If you have a particular line of C code in mind to examine in the machine output, how would you locate it in objdump output. Here is an example
if (cond)
foo;
bar();
and I want to see if bar was inlined as I'd like. Or would you use some alternative tool instead of objdump?
You can start objdump using the -S
option (like "objdump -Sd a.out"
). It will display the sourcecode intermixxed with the assembler code, if the source-files the code was compiled from are available.

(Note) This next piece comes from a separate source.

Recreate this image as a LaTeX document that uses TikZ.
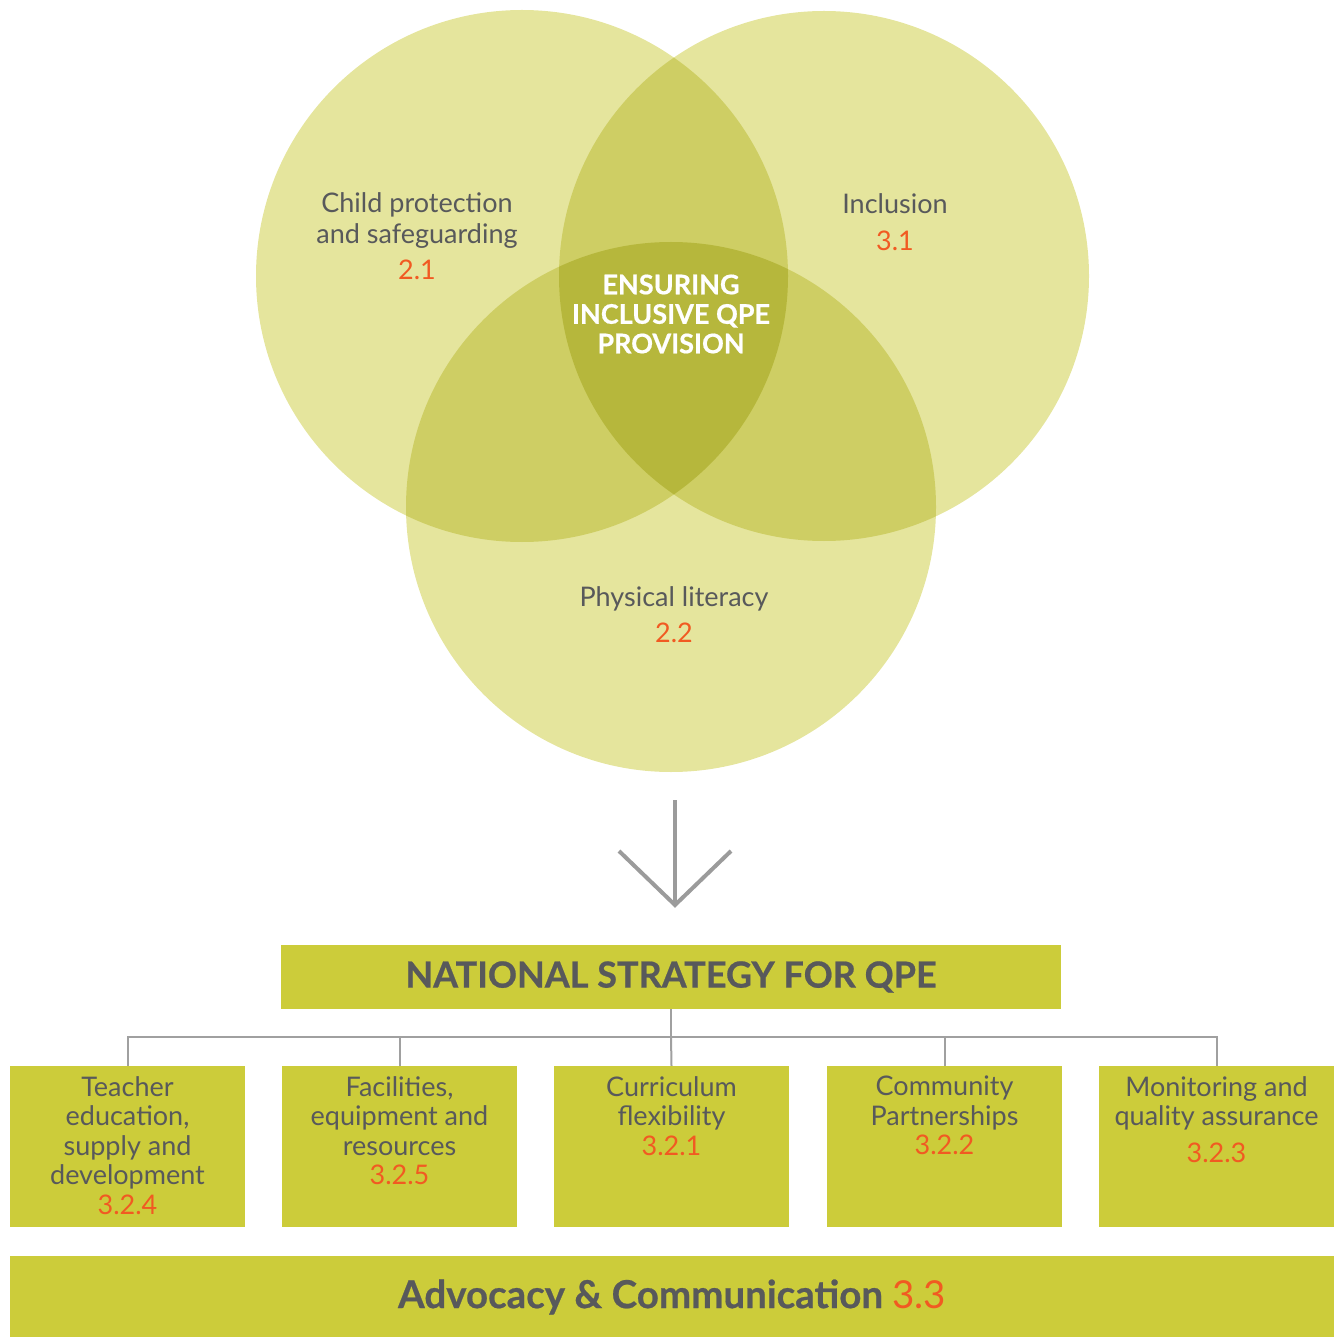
\documentclass[tikz,border=0pt]{standalone}
\usepackage{fontspec}
\setmainfont{Lato}
\newfontfamily\heavyfont{Lato}[BoldFeatures={FakeBold=0.6}]
\definecolor{vsingle}{RGB}{229,229,157}
\definecolor{vdouble}{RGB}{206,206,100}
\definecolor{vtriple}{RGB}{182,183,60}
\definecolor{boxfill}{RGB}{204,204,58}
\definecolor{txtgray}{RGB}{88,89,91}
\definecolor{numorange}{RGB}{241,90,34}
\definecolor{linegray}{RGB}{160,160,160}
\definecolor{arrowgray}{RGB}{155,155,155}
\begin{document}
\begin{tikzpicture}[x=1pt,y=-1pt,
  lbl/.style={align=center, inner sep=0pt, text=txtgray, font=\fontsize{27}{31}\selectfont},
  core/.style={align=center, inner sep=0pt, text=white, font=\fontsize{27}{29.5}\selectfont\heavyfont\bfseries},
  arrowline/.style={draw=arrowgray, line width=4pt, line join=miter},
  strat/.style={fill=boxfill, minimum width=780pt, minimum height=64pt, inner sep=0pt, text=txtgray, font=\fontsize{36}{40}\selectfont\heavyfont\bfseries},
  itembox/.style={fill=boxfill, minimum width=235pt, minimum height=161pt, inner sep=0pt},
  itemtext/.style={align=center, inner sep=0pt, anchor=north, text=txtgray, font=\fontsize{27}{29.5}\selectfont},
  bar/.style={fill=boxfill, minimum width=1324pt, minimum height=82pt, inner sep=0pt, text=txtgray, font=\fontsize{38.5}{44}\selectfont\heavyfont\bfseries},
  conn/.style={draw=linegray, line width=2pt}
]
\useasboundingbox (0,0) rectangle (1339,1337);
% Venn circles
\def\cA{(522,276) circle[radius=266pt]}
\def\cB{(824,276) circle[radius=265pt]}
\def\cC{(671,507) circle[radius=265pt]}
\fill[vsingle] \cA; \fill[vsingle] \cB; \fill[vsingle] \cC;
\begin{scope}\clip \cA; \fill[vdouble] \cB; \fill[vdouble] \cC; \end{scope}
\begin{scope}\clip \cB; \fill[vdouble] \cC; \end{scope}
\begin{scope}\clip \cA; \clip \cB; \fill[vtriple] \cC; \end{scope}
% Venn labels
\node[lbl] (cp) at (417,236) {Child protection\\and safeguarding\\[5pt]{\color{numorange}2.1}};
\node[lbl] (inc) at (895,222) {Inclusion\\[6pt]{\color{numorange}3.1}};
\node[core] (ens) at (671,314) {ENSURING\\INCLUSIVE QPE\\PROVISION};
\node[lbl] (phy) at (674,615) {Physical literacy\\[5pt]{\color{numorange}2.2}};
% Arrow
\coordinate (atop) at (675,800);
\coordinate (atip) at (675,905);
\coordinate (aleft) at (619,851);
\coordinate (aright) at (731,851);
\draw[arrowline] (atop) -- (atip);
\draw[arrowline] (aleft) -- (atip) -- (aright);
% National strategy
\node[strat] (ns) at (671,977) {NATIONAL STRATEGY FOR QPE};
% Item boxes
\node[itembox] (b1) at (127.5,1146.5) {};
\node[itembox] (b2) at (399.5,1146.5) {};
\node[itembox] (b3) at (671.5,1146.5) {};
\node[itembox] (b4) at (944.5,1146.5) {};
\node[itembox] (b5) at (1216.5,1146.5) {};
\node[itemtext] (t1) at (127.5,1076) {Teacher\\education,\\supply and\\development\\{\color{numorange}3.2.4}};
\node[itemtext] (t2) at (399.5,1076) {Facilities,\\equipment and\\resources\\{\color{numorange}3.2.5}};
\node[itemtext] (t3) at (671.5,1076) {Curriculum\\flexibility\\{\color{numorange}3.2.1}};
\node[itemtext] (t4) at (944.5,1076) {Community\\Partnerships\\{\color{numorange}3.2.2}};
\node[itemtext] (t5) at (1216.5,1076) {Monitoring and\\quality assurance\\[7pt]{\color{numorange}3.2.3}};
% Connectors
\coordinate (bus) at (671,1037);
\draw[conn] (ns.south) -- (bus);
\draw[conn] (b1.north) |- (bus);
\draw[conn] (b2.north) |- (bus);
\draw[conn] (b3.north) -- (bus);
\draw[conn] (b4.north) |- (bus);
\draw[conn] (b5.north) |- (bus);
% Bottom bar
\node[bar] (adv) at (672,1297) {Advocacy \& Communication {\mdseries\color{numorange}3.3}};
\end{tikzpicture}
\end{document}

Alternatively, you can use the following way:
int main(void) {
int a = 0;
asm("#");
return a;
}
becomes
.file "a.c"
.text
.globl main
.type main, @function
main:
leal 4(%esp), %ecx
andl $-16, %esp
pushl -4(%ecx)
pushl %ebp
movl %esp, %ebp
pushl %ecx
subl $16, %esp
movl $0, -8(%ebp)
#APP
# 3 "a.c" 1
#
# 0 "" 2
#NO_APP
movl -8(%ebp), %eax
addl $16, %esp
popl %ecx
popl %ebp
leal -4(%ecx), %esp
ret
.size main, .-main
.ident "GCC: (GNU) 4.3.2"
.section .note.GNU-stack,"",@progbits
You debugger should also let you see source code and matching assembly if you compiled with debug symbols. This is gcc option -g and gdb disass command.
If you're compiling with gcc, you can use -S to generate an assembly file directly. This file usually has some useful information in it, including function names and sometimes line numbers for code (depending on the compile options you use).